▶ _To do_
Return every line below as is, leaving out the pictures.

▶ _Data block_
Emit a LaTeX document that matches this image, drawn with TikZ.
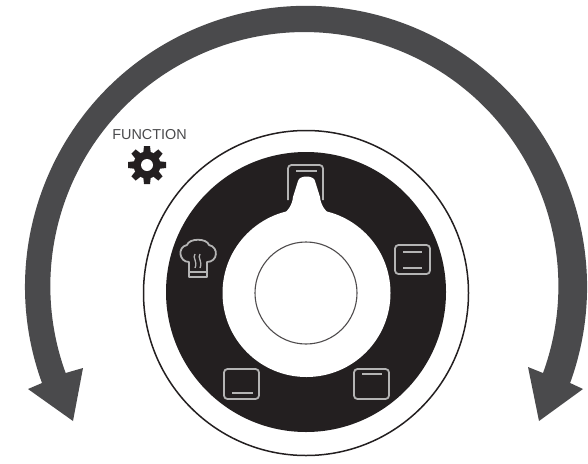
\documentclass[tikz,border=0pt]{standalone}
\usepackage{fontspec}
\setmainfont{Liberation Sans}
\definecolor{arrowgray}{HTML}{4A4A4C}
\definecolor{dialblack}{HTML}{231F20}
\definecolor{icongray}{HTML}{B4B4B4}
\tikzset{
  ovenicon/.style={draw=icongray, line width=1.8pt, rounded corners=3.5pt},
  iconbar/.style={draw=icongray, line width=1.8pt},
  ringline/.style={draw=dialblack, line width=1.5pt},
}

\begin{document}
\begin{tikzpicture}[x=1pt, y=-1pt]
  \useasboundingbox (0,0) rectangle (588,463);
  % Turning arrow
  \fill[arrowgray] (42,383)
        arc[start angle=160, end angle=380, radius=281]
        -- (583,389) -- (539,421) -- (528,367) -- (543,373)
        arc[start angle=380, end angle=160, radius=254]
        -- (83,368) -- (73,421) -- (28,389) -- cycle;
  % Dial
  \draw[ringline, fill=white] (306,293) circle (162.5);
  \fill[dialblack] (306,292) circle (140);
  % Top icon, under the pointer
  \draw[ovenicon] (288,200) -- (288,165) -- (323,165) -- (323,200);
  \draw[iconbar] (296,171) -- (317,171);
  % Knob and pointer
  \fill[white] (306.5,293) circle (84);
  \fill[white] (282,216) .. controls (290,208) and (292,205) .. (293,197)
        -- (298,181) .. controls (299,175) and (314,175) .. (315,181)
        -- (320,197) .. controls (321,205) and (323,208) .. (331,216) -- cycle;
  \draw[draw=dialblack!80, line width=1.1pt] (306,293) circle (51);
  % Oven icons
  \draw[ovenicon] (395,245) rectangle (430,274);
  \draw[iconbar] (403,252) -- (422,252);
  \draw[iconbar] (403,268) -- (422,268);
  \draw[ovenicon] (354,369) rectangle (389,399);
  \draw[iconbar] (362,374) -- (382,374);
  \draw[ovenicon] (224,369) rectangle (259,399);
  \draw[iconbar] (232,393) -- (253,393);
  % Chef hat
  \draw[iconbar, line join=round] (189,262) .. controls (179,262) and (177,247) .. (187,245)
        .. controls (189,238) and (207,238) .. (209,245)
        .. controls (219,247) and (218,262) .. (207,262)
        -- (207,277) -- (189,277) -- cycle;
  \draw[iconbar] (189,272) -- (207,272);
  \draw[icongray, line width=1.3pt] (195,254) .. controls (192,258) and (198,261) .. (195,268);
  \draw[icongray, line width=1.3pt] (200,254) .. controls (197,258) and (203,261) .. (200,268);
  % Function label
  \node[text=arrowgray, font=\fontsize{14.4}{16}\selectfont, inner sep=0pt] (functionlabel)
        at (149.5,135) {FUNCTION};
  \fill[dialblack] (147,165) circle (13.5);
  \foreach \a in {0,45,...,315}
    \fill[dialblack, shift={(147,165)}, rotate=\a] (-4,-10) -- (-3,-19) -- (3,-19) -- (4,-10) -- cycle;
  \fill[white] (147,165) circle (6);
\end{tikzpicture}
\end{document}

▶ _Response to the task_
Emit a LaTeX document that matches this image, drawn with TikZ.
\documentclass[tikz,border=0pt]{standalone}
\usepackage{fontspec}
\setmainfont{Liberation Sans}
\definecolor{arrowgray}{HTML}{4A4A4C}
\definecolor{dialblack}{HTML}{231F20}
\definecolor{icongray}{HTML}{B4B4B4}
\tikzset{
  ovenicon/.style={draw=icongray, line width=1.8pt, rounded corners=3.5pt},
  iconbar/.style={draw=icongray, line width=1.8pt},
  ringline/.style={draw=dialblack, line width=1.5pt},
}

\begin{document}
\begin{tikzpicture}[x=1pt, y=-1pt]
  \useasboundingbox (0,0) rectangle (588,463);
  % Turning arrow
  \fill[arrowgray] (42,383)
        arc[start angle=160, end angle=380, radius=281]
        -- (583,389) -- (539,421) -- (528,367) -- (543,373)
        arc[start angle=380, end angle=160, radius=254]
        -- (83,368) -- (73,421) -- (28,389) -- cycle;
  % Dial
  \draw[ringline, fill=white] (306,293) circle (162.5);
  \fill[dialblack] (306,292) circle (140);
  % Top icon, under the pointer
  \draw[ovenicon] (288,200) -- (288,165) -- (323,165) -- (323,200);
  \draw[iconbar] (296,171) -- (317,171);
  % Knob and pointer
  \fill[white] (306.5,293) circle (84);
  \fill[white] (282,216) .. controls (290,208) and (292,205) .. (293,197)
        -- (298,181) .. controls (299,175) and (314,175) .. (315,181)
        -- (320,197) .. controls (321,205) and (323,208) .. (331,216) -- cycle;
  \draw[draw=dialblack!80, line width=1.1pt] (306,293) circle (51);
  % Oven icons
  \draw[ovenicon] (395,245) rectangle (430,274);
  \draw[iconbar] (403,252) -- (422,252);
  \draw[iconbar] (403,268) -- (422,268);
  \draw[ovenicon] (354,369) rectangle (389,399);
  \draw[iconbar] (362,374) -- (382,374);
  \draw[ovenicon] (224,369) rectangle (259,399);
  \draw[iconbar] (232,393) -- (253,393);
  % Chef hat
  \draw[iconbar, line join=round] (189,262) .. controls (179,262) and (177,247) .. (187,245)
        .. controls (189,238) and (207,238) .. (209,245)
        .. controls (219,247) and (218,262) .. (207,262)
        -- (207,277) -- (189,277) -- cycle;
  \draw[iconbar] (189,272) -- (207,272);
  \draw[icongray, line width=1.3pt] (195,254) .. controls (192,258) and (198,261) .. (195,268);
  \draw[icongray, line width=1.3pt] (200,254) .. controls (197,258) and (203,261) .. (200,268);
  % Function label
  \node[text=arrowgray, font=\fontsize{14.4}{16}\selectfont, inner sep=0pt] (functionlabel)
        at (149.5,135) {FUNCTION};
  \fill[dialblack] (147,165) circle (13.5);
  \foreach \a in {0,45,...,315}
    \fill[dialblack, shift={(147,165)}, rotate=\a] (-4,-10) -- (-3,-19) -- (3,-19) -- (4,-10) -- cycle;
  \fill[white] (147,165) circle (6);
\end{tikzpicture}
\end{document}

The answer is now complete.